[Plotting code records]
☆ ☆ ☆ ☆ ☆ ☆ ☆

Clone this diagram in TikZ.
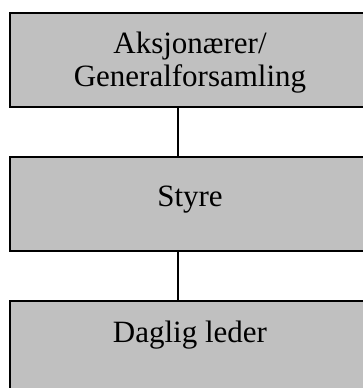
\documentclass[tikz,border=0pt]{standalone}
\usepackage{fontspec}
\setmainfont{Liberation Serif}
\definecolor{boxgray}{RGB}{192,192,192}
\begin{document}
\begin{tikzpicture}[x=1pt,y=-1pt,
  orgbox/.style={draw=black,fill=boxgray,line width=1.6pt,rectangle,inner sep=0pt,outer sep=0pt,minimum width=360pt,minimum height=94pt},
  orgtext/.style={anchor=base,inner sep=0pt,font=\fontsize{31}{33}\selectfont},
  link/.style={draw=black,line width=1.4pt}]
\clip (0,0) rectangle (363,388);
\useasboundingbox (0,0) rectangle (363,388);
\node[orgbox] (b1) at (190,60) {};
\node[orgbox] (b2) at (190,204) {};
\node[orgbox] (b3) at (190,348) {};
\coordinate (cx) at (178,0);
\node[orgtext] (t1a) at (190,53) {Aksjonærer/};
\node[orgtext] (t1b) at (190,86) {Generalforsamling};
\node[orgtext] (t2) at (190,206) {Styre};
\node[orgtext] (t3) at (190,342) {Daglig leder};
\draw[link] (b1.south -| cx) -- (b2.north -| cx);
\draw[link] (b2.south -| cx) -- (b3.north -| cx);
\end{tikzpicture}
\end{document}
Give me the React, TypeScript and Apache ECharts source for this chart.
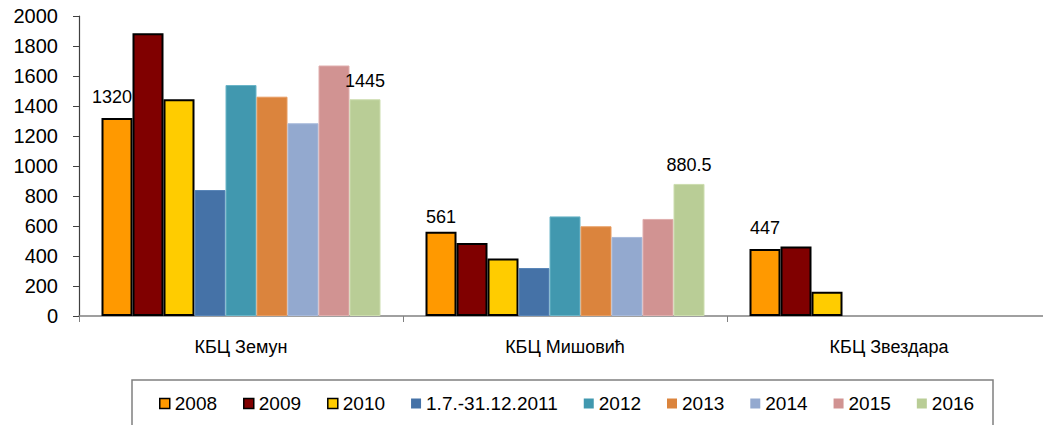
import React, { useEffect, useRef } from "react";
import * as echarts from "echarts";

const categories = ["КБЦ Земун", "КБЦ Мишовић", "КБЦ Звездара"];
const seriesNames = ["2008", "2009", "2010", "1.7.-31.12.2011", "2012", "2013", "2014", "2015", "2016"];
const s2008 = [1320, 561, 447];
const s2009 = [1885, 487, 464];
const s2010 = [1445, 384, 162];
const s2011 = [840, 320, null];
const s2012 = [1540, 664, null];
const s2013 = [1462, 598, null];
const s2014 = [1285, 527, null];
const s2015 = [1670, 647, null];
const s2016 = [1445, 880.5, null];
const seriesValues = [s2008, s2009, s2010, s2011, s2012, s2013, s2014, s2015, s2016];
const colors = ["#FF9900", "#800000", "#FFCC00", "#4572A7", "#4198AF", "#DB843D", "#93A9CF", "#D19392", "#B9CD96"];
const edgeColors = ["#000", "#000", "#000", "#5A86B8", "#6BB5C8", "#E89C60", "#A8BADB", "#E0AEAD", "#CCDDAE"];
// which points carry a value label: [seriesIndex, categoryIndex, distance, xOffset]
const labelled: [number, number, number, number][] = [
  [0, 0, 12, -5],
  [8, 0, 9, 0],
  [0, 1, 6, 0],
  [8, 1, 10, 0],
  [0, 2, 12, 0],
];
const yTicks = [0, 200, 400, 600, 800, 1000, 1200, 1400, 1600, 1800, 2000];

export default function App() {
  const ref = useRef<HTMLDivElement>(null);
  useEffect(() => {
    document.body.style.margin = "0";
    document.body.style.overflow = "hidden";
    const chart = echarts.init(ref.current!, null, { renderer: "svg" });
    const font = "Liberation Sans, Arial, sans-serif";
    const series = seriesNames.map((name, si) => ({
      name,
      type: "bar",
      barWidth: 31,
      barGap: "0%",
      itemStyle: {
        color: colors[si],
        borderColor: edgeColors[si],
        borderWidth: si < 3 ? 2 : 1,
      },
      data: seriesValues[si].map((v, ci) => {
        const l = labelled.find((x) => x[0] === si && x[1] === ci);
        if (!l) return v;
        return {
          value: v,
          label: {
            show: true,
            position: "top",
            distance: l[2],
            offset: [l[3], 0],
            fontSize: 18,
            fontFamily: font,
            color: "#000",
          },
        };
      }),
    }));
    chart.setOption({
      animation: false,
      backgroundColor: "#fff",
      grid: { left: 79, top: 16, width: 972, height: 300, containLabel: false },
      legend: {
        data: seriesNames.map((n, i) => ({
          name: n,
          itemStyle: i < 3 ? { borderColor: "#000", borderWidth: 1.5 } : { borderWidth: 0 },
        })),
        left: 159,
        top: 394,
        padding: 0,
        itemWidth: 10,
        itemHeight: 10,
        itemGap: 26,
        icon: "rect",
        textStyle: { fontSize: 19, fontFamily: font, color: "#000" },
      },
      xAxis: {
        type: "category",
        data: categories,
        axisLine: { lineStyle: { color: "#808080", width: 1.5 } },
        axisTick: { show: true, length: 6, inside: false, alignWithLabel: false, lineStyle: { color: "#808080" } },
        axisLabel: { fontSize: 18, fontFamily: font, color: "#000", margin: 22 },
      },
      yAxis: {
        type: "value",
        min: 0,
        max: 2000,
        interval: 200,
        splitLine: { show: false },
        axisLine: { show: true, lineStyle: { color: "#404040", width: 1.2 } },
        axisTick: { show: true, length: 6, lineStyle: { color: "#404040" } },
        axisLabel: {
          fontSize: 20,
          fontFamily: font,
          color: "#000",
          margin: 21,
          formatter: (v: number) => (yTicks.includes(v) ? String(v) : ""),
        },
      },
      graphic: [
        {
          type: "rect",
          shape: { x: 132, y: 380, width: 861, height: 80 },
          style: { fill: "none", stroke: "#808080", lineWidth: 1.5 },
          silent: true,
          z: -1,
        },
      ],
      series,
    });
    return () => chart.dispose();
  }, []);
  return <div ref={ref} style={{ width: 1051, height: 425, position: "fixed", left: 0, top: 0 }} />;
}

☆ ☆ ☆ ☆ ☆ ☆ ☆

Written request: Repeat exactly, and only, the lines between the line holding "Give me the" and the line holding "import * as", inclusive, leaving pictures out.

Finished exercise:
Give me the React, TypeScript and Apache ECharts source for this chart.
import React, { useEffect, useRef } from "react";
import * as echarts from "echarts";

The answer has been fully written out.